28 October 2010  |  Posted in Choice of journal, Impact of article  |  4 Comments »

Journals have differing recognition factors, which can be specific to a field or applicable across multiple disciplines. The quality and impact of the journal is usually apparent through how widely it is read, how often it is cited, and its perception in the community. The quality and impact can be quantified in terms of various widely-accepted parameters, among others the Impact Factor, SCImago Journal Rank, Article Influence and H-Index, which are described in brief in this post. In general, these parameters are based on the number of citations received for articles published in the respective journal as compared to others.

The Impact Factor is calculated over a three-year period and represents the average number of times papers are cited up to two years after publication. For example, the Impact Factor of a journal for the year 2009 would be the ratio of the number of times articles published in that journal during 2007-08 were cited in indexed journals (part of a predefined selection) during 2009 to the number of articles published in 2007-08.

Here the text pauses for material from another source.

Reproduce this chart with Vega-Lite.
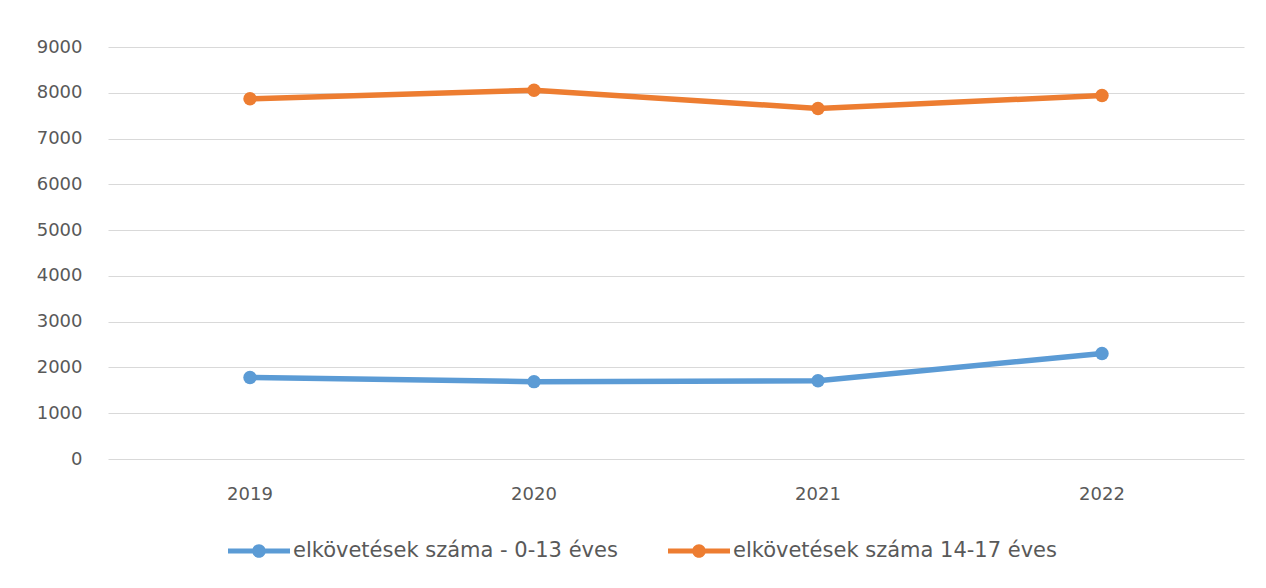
{
  "$schema": "https://vega.github.io/schema/vega-lite/v6.json",
  "autosize": {"type": "none"},
  "padding": {"left": 108, "top": 47, "right": 22, "bottom": 129},
  "width": 1136,
  "height": 412,
  "background": "white",
  "config": {
    "view": {"stroke": null},
    "font": "DejaVu Sans",
    "axis": {"labelColor": "#595959", "labelFontSize": 18, "grid": false, "ticks": false, "domain": false, "title": null},
    "legend": {"labelColor": "#595959", "labelFontSize": 21}
  },
  "data": {
    "values": [
      {"year": "2019", "series": "elkövetések száma - 0-13 éves", "value": 1782},
      {"year": "2020", "series": "elkövetések száma - 0-13 éves", "value": 1690},
      {"year": "2021", "series": "elkövetések száma - 0-13 éves", "value": 1710},
      {"year": "2022", "series": "elkövetések száma - 0-13 éves", "value": 2306},
      {"year": "2019", "series": "elkövetések száma 14-17 éves", "value": 7868},
      {"year": "2020", "series": "elkövetések száma 14-17 éves", "value": 8057},
      {"year": "2021", "series": "elkövetések száma 14-17 éves", "value": 7657},
      {"year": "2022", "series": "elkövetések száma 14-17 éves", "value": 7940}
    ]
  },
  "encoding": {
    "x": {"field": "year", "type": "ordinal", "scale": {"type": "band", "paddingInner": 0, "paddingOuter": 0},
          "axis": {"labelAngle": 0, "labelPadding": 26, "grid": false}},
    "y": {"field": "value", "type": "quantitative", "scale": {"domain": [0, 9000], "nice": false},
          "axis": {"values": [0,1000,2000,3000,4000,5000,6000,7000,8000,9000], "format": "d", "grid": true, "gridColor": "#d9d9d9", "gridWidth": 1.2, "labelPadding": 26}},
    "color": {"field": "series", "type": "nominal",
      "scale": {"domain": ["elkövetések száma - 0-13 éves", "elkövetések száma 14-17 éves"], "range": ["#5B9BD5", "#ED7D31"]},
      "legend": {"orient": "none", "legendX": 120, "legendY": 473, "title": null, "direction": "horizontal", "labelLimit": 0,
        "symbolType": "M-1,-0.08 H1 V0.08 H-1 Z M-0.22,0 A0.22,0.22 0 1,1 0.22,0 A0.22,0.22 0 1,1 -0.22,0 Z",
        "symbolSize": 3844, "symbolStrokeWidth": 0, "labelOffset": 3, "columnPadding": 50,
        "encode": {"symbols": {"update": {"fill": {"scale": "color", "field": "value"}, "fillOpacity": {"value": 1}}}}}
    }
  },
  "layer": [
    {"mark": {"type": "line", "strokeWidth": 5.5, "strokeCap": "round"}},
    {"mark": {"type": "point", "filled": true, "size": 180, "opacity": 1}}
  ]
}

SCImago Journal & Country Rank

A typical example of SJR and citation data

The SCImago Journal Rank (SJR) is a scale which orders journals based on the average number of weighted citations received by an article in the chosen year divided by the number of manuscripts published in the journal during the previous three years.

The Article Influence quantifies the average influence in a period of five years following the publication of the article. It is the ratio of the EigenFactor score of the journal to the number of articles in the journal, normalized as a fraction of all articles from among a predefined selection of over 7000 journals. The Eigenfactor score is determined using the number of times an article has been cited in the previous five years, and is weighted in favor of highly cited journals, with self-citations being excluded. The mean value of the Article Influence score is 1.0, with a value greater or lesser than 1.0, indicative of above-average or below-average influence, respectively.

The H-index was suggested by Jorge E. Hirsch, and is a measure of the scientific output of a research entity. It can be applied to scientists, research groups, institutions or countries. For example, a researcher has an index equal to H if he/she has published N papers and H of these papers have greater than or equal to H citations, while the rest have less than or equal to H citations. The H-index takes into account both the number of publications and citations, and is a quite useful alternative to conventional approaches for quantifying impact.

Typically, researchers prefer to publish in “high-impact” journals since that assures them of a better and a wider audience, and also leads to advancement of their career and research funding. However, the downside is that due to the high volume of articles submitted to such journals, the rejection rates tend to be high. Therefore it is quite important to select the most appropriate journal for publication by optimizing between the quality of the article submitted and the recognition factor of the journal. This contributes toward maximizing the impact of the article for the given situation.